Well, in my game fiends - a.k.a. demons and devils - very much do exist and that ain't about to change. And reflavouring Tleflings so they're not demon-related still leaves me with the headache of having to rewrite the rules to accommodate their existence as playable PCs, now with the added bonus work of having to dream up from scratch the species' culture, history, genetics (as in, what else can they interbreed with if anything), and initial creation.

That sounds like about 10 minutes worth of work.
 


Because when your first resort is to "pull rank" on what I see as an incredibly mild request, it looks like you literally could not care less what your players like, think, or feel. That's a HUGE red flag.
Thing is, you might see including a new PC-playable species as an incredibly mild request, but I - the one who has to do all the behind-the-scenes work to include that new species in the rules - do not.

(I should note I'm coming at this from the non-Wotc-era perspective of Tieflings not already being part of the core game rules as written. 5e has already made almost everything under the sun PC-playable, meaning that to include or drop a single species is relatively trivial there)
 

I personally would default to nothing but humans. I don’t find the other heritages or races to be all that interesting, really. They seem more like archetypes than anything. Nothing that can’t really be accomplished with cultural differences.

But other people feel differently. So I don’t restrict them.

My take on it is that building a setting for play is something different than building a setting to tell stories in a more traditional authorial sense. I think many DMs mistake the second for the first, or don’t really make the distinction to begin with.



Well, it’s also what’s in the books. There’s certainly things that are implicit in a game of D&D until shown otherwise.

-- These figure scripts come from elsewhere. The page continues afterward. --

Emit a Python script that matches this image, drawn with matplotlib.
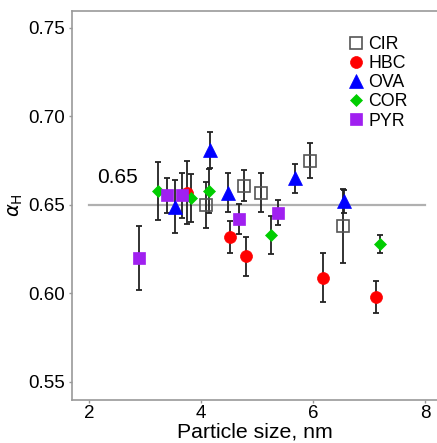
import matplotlib
matplotlib.use("Agg")
import matplotlib.pyplot as plt

plt.rcParams["font.family"] = ["Liberation Sans", "DejaVu Sans"]

# particle size (nm), alpha_H value and error for each protein
cir_x = [4.09, 4.76, 5.07, 5.95, 6.53]
cir_y = [0.650, 0.661, 0.657, 0.675, 0.638]
cir_err = [0.013, 0.009, 0.011, 0.010, 0.021]

hbc_x = [3.76, 4.51, 4.80, 6.17, 7.13]
hbc_y = [0.657, 0.632, 0.621, 0.609, 0.598]
hbc_err = [0.018, 0.009, 0.011, 0.014, 0.009]

ova_x = [3.54, 4.16, 4.48, 5.68, 6.55]
ova_y = [0.649, 0.681, 0.657, 0.665, 0.652]
ova_err = [0.015, 0.010, 0.011, 0.008, 0.0065]

cor_x = [3.24, 3.82, 4.15, 5.25, 7.20]
cor_y = [0.658, 0.654, 0.658, 0.633, 0.628]
cor_err = [0.0165, 0.0135, 0.0125, 0.0105, 0.005]

pyr_x = [2.90, 3.40, 3.67, 4.68, 5.38]
pyr_y = [0.620, 0.6555, 0.6555, 0.642, 0.6457]
pyr_err = [0.018, 0.010, 0.0128, 0.0085, 0.007]

ref_value = 0.65
x_ticks = [2, 4, 6, 8]
y_ticks = [0.55, 0.60, 0.65, 0.70, 0.75]

fig = plt.figure(figsize=(4.37, 4.43), dpi=100)
ax = fig.add_axes([72 / 437, 1 - 400 / 443, 1 - 72 / 437, (400 - 11) / 443])

ax.plot([2, 8], [ref_value, ref_value], color="#b0b0b0", lw=1.6, zorder=1)
ax.text(2.14, 0.6600, "0.65", fontsize=15, ha="left", va="bottom")

series = [
    ("CIR", cir_x, cir_y, cir_err, "s", 9.0, "none", "#555555"),
    ("HBC", hbc_x, hbc_y, hbc_err, "o", 8.6, "#ff0000", "#ff0000"),
    ("OVA", ova_x, ova_y, ova_err, "^", 10.0, "#0000ff", "#0000ff"),
    ("COR", cor_x, cor_y, cor_err, "D", 5.8, "#00cd00", "#00cd00"),
    ("PYR", pyr_x, pyr_y, pyr_err, "s", 8.9, "#a020f0", "#a020f0"),
]

handles = []
for name, xs, ys, errs, mk, ms, fc, ec in series:
    ax.errorbar(xs, ys, yerr=errs, fmt="none", ecolor="#222222",
                elinewidth=1.3, capsize=2.2, capthick=1.3, zorder=2)
    h, = ax.plot(xs, ys, linestyle="none", marker=mk, markersize=ms,
                 markerfacecolor=fc, markeredgecolor=ec,
                 markeredgewidth=1.2 if fc == "none" else 0.5,
                 label=name, zorder=3)
    handles.append(h)

ax.legend(handles=handles, loc="upper left", frameon=False, fontsize=12.8,
          bbox_to_anchor=(349 / 437, 1 - 36 / 443), bbox_transform=fig.transFigure,
          borderpad=0, borderaxespad=0, handlelength=0.8, handletextpad=0.3,
          labelspacing=0.12, numpoints=1)

ax.set_xlim(1.70, 8.21)
ax.set_ylim(0.5398, 0.7596)
ax.set_xticks(x_ticks)
ax.set_yticks(y_ticks)
ax.set_yticklabels([f"{v:.2f}" for v in y_ticks])

for side in ["left", "bottom", "top"]:
    ax.spines[side].set_color("#999999")
    ax.spines[side].set_linewidth(1.2)
ax.spines["right"].set_visible(False)

ax.tick_params(axis="both", direction="out", length=2.5, width=1,
               color="#999999", labelsize=13.5)
ax.tick_params(axis="x", pad=1)
ax.tick_params(axis="y", pad=2.5)

ax.set_xlabel("Particle size, nm", fontsize=15.3, labelpad=0.5)
fig.text(16 / 437, 1 - 205 / 443, r"$\alpha_{\mathrm{H}}$", rotation=90,
         fontsize=14, ha="center", va="center")

fig.savefig("out.png", dpi=100)
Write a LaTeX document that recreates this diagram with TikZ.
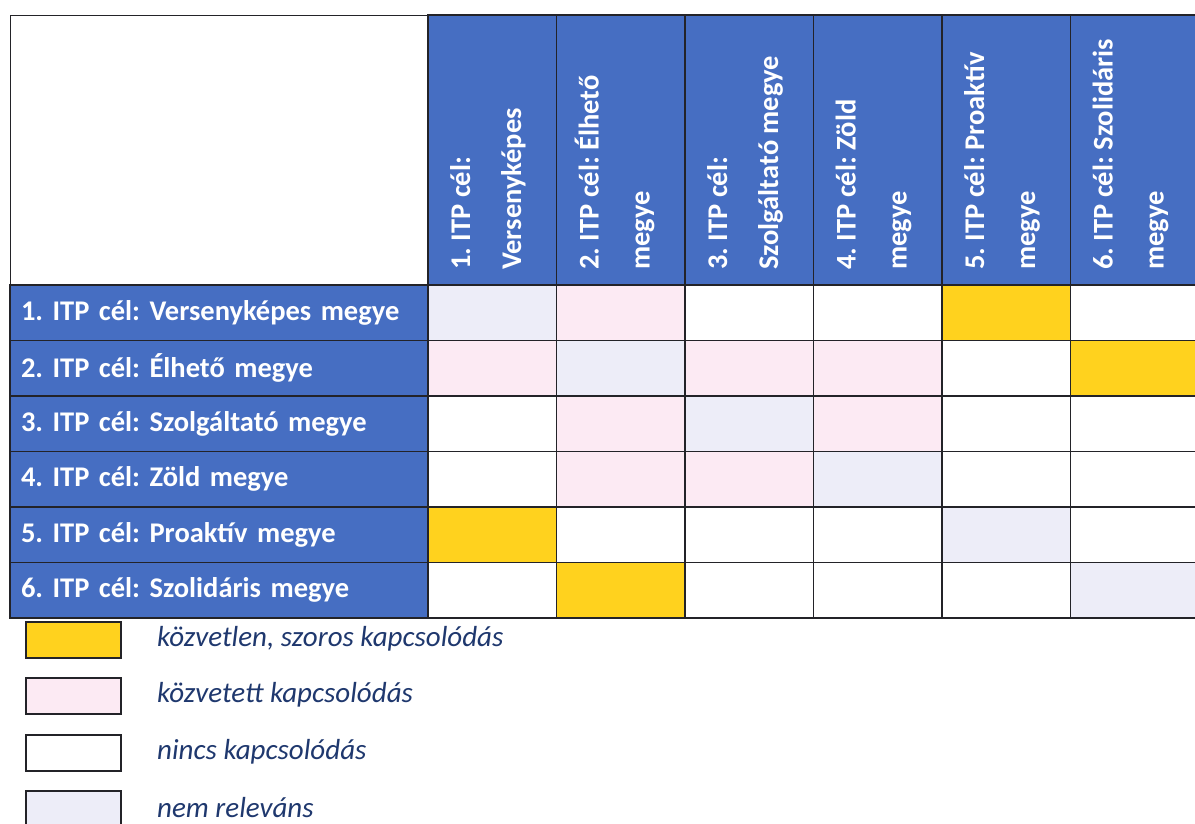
\documentclass[tikz,border=0pt]{standalone}
\usepackage{fontspec}
\setmainfont{Carlito}
\frenchspacing
\definecolor{hblue}{RGB}{70,110,194}
\definecolor{cyel}{RGB}{255,210,30}
\definecolor{cpink}{RGB}{252,234,243}
\definecolor{clav}{RGB}{237,237,248}
\definecolor{navy}{RGB}{31,56,110}
\definecolor{gridc}{RGB}{35,35,40}
\begin{document}
\begin{tikzpicture}[x=1pt,y=-1pt,
  cellbox/.style={draw=gridc, line width=1.4pt, minimum width=128.5pt, minimum height=55.5pt, inner sep=0pt, outer sep=0pt, anchor=north west},
  rowhead/.style={draw=gridc, line width=1.4pt, fill=hblue, text=white, font=\bfseries\fontsize{28.5}{32}\selectfont, text width=396pt, inner xsep=11pt, inner ysep=0pt, minimum height=55.5pt, align=left, anchor=north west, outer sep=0pt},
  colhead/.style={draw=gridc, line width=1.4pt, fill=hblue, minimum width=128.5pt, minimum height=270pt, inner sep=0pt, outer sep=0pt, anchor=north west},
  coltext/.style={text=white, font=\bfseries\fontsize{28.5}{32}\selectfont, rotate=90, anchor=base west, inner sep=0pt},
  legbox/.style={draw=gridc, line width=1.6pt, minimum width=95pt, minimum height=36pt, inner sep=0pt, anchor=north west},
  legtext/.style={text=navy, font=\itshape\fontsize{29}{33}\selectfont, anchor=west, inner sep=0pt}
]
\useasboundingbox (0,0) rectangle (1195,824);
\clip (0,0) rectangle (1195,824);
\fill[white] (0,0) rectangle (1195,824);
% corner white box
\node[draw=gridc, line width=1.4pt, fill=white, minimum width=418pt, minimum height=270pt, inner sep=0pt, anchor=north west] (corner) at (10,15) {};
% column headers
\foreach \i/\a/\b in {1/{1. ITP cél:}/{Versenyképes},2/{2. ITP cél: Élhető}/{megye},3/{3. ITP cél:}/{Szolgáltató megye},4/{4. ITP cél: Zöld}/{megye},5/{5. ITP cél: Proaktív}/{megye},6/{6. ITP cél: Szolidáris}/{megye}}{
  \pgfmathsetmacro{\xl}{428+128.5*(\i-1)}
  \node[colhead] (ch\i) at (\xl,15) {};
  \node[coltext] (cha\i) at (\xl+42,270) {\a};
  \node[coltext] (chb\i) at (\xl+93,270) {\b};
}
% row headers
\foreach \i/\t in {1/{1. ITP cél: Versenyképes megye},2/{2. ITP cél: Élhető megye},3/{3. ITP cél: Szolgáltató megye},4/{4. ITP cél: Zöld megye},5/{5. ITP cél: Proaktív megye},6/{6. ITP cél: Szolidáris megye}}{
  \pgfmathsetmacro{\yt}{285+55.5*(\i-1)}
  \node[rowhead] (rh\i) at (10,\yt) {\t};
}
% cells
\foreach \r/\row in {1/{clav,cpink,white,white,cyel,white},
                     2/{cpink,clav,cpink,cpink,white,cyel},
                     3/{white,cpink,clav,cpink,white,white},
                     4/{white,cpink,cpink,clav,white,white},
                     5/{cyel,white,white,white,clav,white},
                     6/{white,cyel,white,white,white,clav}}{
  \foreach \col [count=\c] in \row {
    \pgfmathsetmacro{\xl}{428+128.5*(\c-1)}
    \pgfmathsetmacro{\yt}{285+55.5*(\r-1)}
    \node[cellbox, fill=\col] (c\r-\c) at (\xl,\yt) {};
  }
}
% legend
\node[legbox, fill=cyel] (lg1) at (25,621) {};
\node[legbox, fill=cpink] (lg2) at (25,677) {};
\node[legbox, fill=white] (lg3) at (25,734) {};
\node[legbox, fill=clav] (lg4) at (25,790) {};
\node[legtext] (lt1) at (157,639) {közvetlen, szoros kapcsolódás};
\node[legtext] (lt2) at (157,695) {közvetett kapcsolódás};
\node[legtext] (lt3) at (157,752) {nincs kapcsolódás};
\node[legtext] (lt4) at (157,808) {nem releváns};
\end{tikzpicture}
\end{document}
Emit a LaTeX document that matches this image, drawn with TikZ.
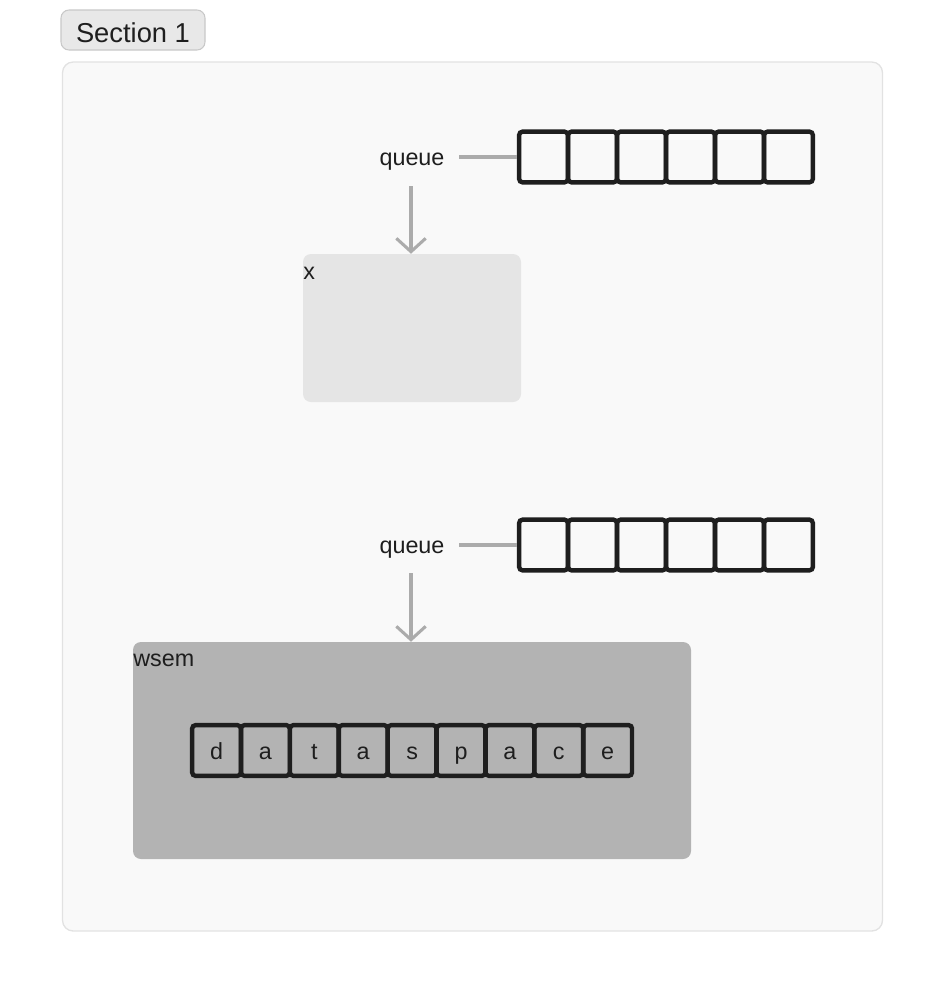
\documentclass[tikz,border=0pt]{standalone}
\usepackage{fontspec}
\setmainfont{Liberation Sans}
\usetikzlibrary{arrows.meta}
\definecolor{framefill}{HTML}{F9F9F9}
\definecolor{frameline}{HTML}{E2E2E2}
\definecolor{tagfill}{HTML}{E8E8E8}
\definecolor{tagline}{HTML}{C8C8C8}
\definecolor{conn}{HTML}{ABABAB}
\definecolor{xfill}{HTML}{E5E5E5}
\definecolor{wfill}{HTML}{B3B3B3}
\definecolor{ink}{HTML}{1E1E1E}
\tikzset{
  qcell/.style={draw=ink, line width=3.3pt, rounded corners=2.5pt, minimum width=36.5pt, minimum height=38pt, inner sep=0pt},
  letter/.style={font=\fontsize{17.5}{20}\selectfont, text=ink, inner sep=0pt, anchor=base},
  lbl/.style={font=\fontsize{17.5}{20}\selectfont, text=ink, inner sep=0pt},
  connline/.style={draw=conn, line width=2.3pt},
  connarrow/.style={draw=conn, line width=2.3pt, -{Straight Barb[length=10pt,width=22pt,line width=2.3pt]}},
}
\begin{document}
\begin{tikzpicture}[x=0.75pt,y=-0.75pt]
\useasboundingbox (0,0) rectangle (945,993);
% section frame
\node[draw=frameline, fill=framefill, line width=1pt, rounded corners=8pt, minimum width=615pt, minimum height=651.75pt, inner sep=0pt] (frame) at (472.5,496.5) {};
% section tag
\node[draw=tagline, fill=tagfill, line width=0.8pt, rounded corners=6pt, minimum width=108pt, minimum height=30pt, inner sep=0pt] (tag) at (133,30) {};
\node[font=\fontsize{20.5}{24}\selectfont, text=ink, inner sep=0pt] (tagt) at (133,33) {Section 1};
% queue 1
\node[lbl] (q1) at (412,162) {queue};
\foreach \i in {0,...,5}{
  \node[qcell] (a\i) at ({543.5+49*\i},157) {};
}
\coordinate (q1s) at (459,157);
\draw[connline] (q1s) -- (a0.west);
% box x
\node[fill=xfill, rounded corners=6pt, minimum width=163.5pt, minimum height=111pt, inner sep=0pt] (xbox) at (412,328) {};
\node[lbl, anchor=north west] (xl) at (303,267) {x};
\coordinate (q1b) at (411,186);
\draw[connarrow] (q1b) -- (q1b|-xbox.north);
% queue 2
\node[lbl] (q2) at (412,550) {queue};
\foreach \i in {0,...,5}{
  \node[qcell] (b\i) at ({543.5+49*\i},545) {};
}
\coordinate (q2s) at (459,545);
\draw[connline] (q2s) -- (b0.west);
% wsem box
\node[fill=wfill, rounded corners=6pt, minimum width=418.5pt, minimum height=162.75pt, inner sep=0pt] (wbox) at (412,750.5) {};
\node[lbl, anchor=north west] (wl) at (133,654) {wsem};
\coordinate (q2b) at (411,573);
\draw[connarrow] (q2b) -- (q2b|-wbox.north);
% dataspace cells
\foreach \c [count=\i from 0] in {d,a,t,a,s,p,a,c,e}{
  \node[qcell] (d\i) at ({216.5+48.9*\i},750.5) {};
  \node[letter] (l\i) at ({216.5+48.9*\i},759.5) {\c};
}
\end{tikzpicture}
\end{document}
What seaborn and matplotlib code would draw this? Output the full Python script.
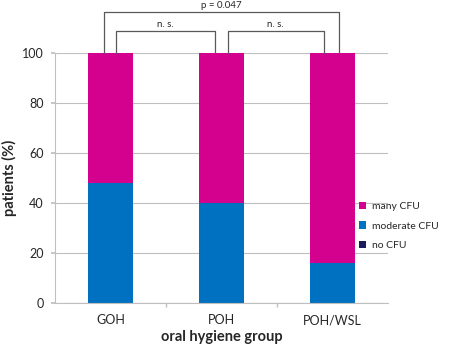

Like, until someone says “this game will take place on Athas” or similar, things like gnomes and monks and the like would be expected, whereas Jedi and Klingons and Autobots would not.
I show otherwise every time I sit at the table, and have for many years. The books (any books) are packages of convenient options, and I don't ever treat anything in them as gospel.
 

I guess I don't understand why "3:200" is desirable here, but given you specifically set them up to be stronger, I guess that's fair. D&D overall aims for much more common but not nearly so dramatic crits.
I used 3 : 200 as that's the odds in my rules. On a natural 20 you roll d10 to confirm and on 8-9-0 you've done 2x-3x-4x respectively.
And yes, I grant that this change does away with the rare but extra impressive crits. That's the necessary trade-off. Can't win 'em all. I personally think that simplicity, efficacy (crits always feel strong) being at least kinda-sorta tradition-like,

You could, of course, then tack on another rule if you want to still have some impressive crits. That's the final piece of 4e's crit rules (which I would not have expected 5e to copy). Specifically, you get some bonus d6s equal to the enhancement bonus of the weapon you're using, at least in 4e. So if you have a +3 weapon, when you crit with it, you maximize that attack's damage dice, and then roll 3d6. (This also makes up for the missing (Y+1) part from the equation above, incidentally.) That could result in an extremely impressive crit....or merely a really solid one if you roll poorly on those d6's.

For your stuff, perhaps indefinitely exploding d6s would be better (or "very high cap", e.g. like max of 10d6 bonus). That is, roll a 6, you get to roll another die, keep doing that until you roll something that isn't 6. You can theoretically do a bazillion damage, so there's still that roulette-like element I know you prioritize, but even if you roll a 1 on that first (and thus only) d6, you still got a solid baseline. Every crit matters, but some will matter A LOT.
That could work, though is less efficient rolling-wise than a simple d20-d10 sequence.
Naturally, I imagine such rules would also apply to creatures attacking PCs.
Naturally. :)
 

I show otherwise every time I sit at the table, and have for many years. The books (any books) are packages of convenient options, and I don't ever treat anything in them as gospel.

Well, gospel is hyperbole. I’m just saying that, until told otherwise, when someone talks about D&D, I’m gonna assume the races and classes that appear in the PHB. And plenty of others do, too.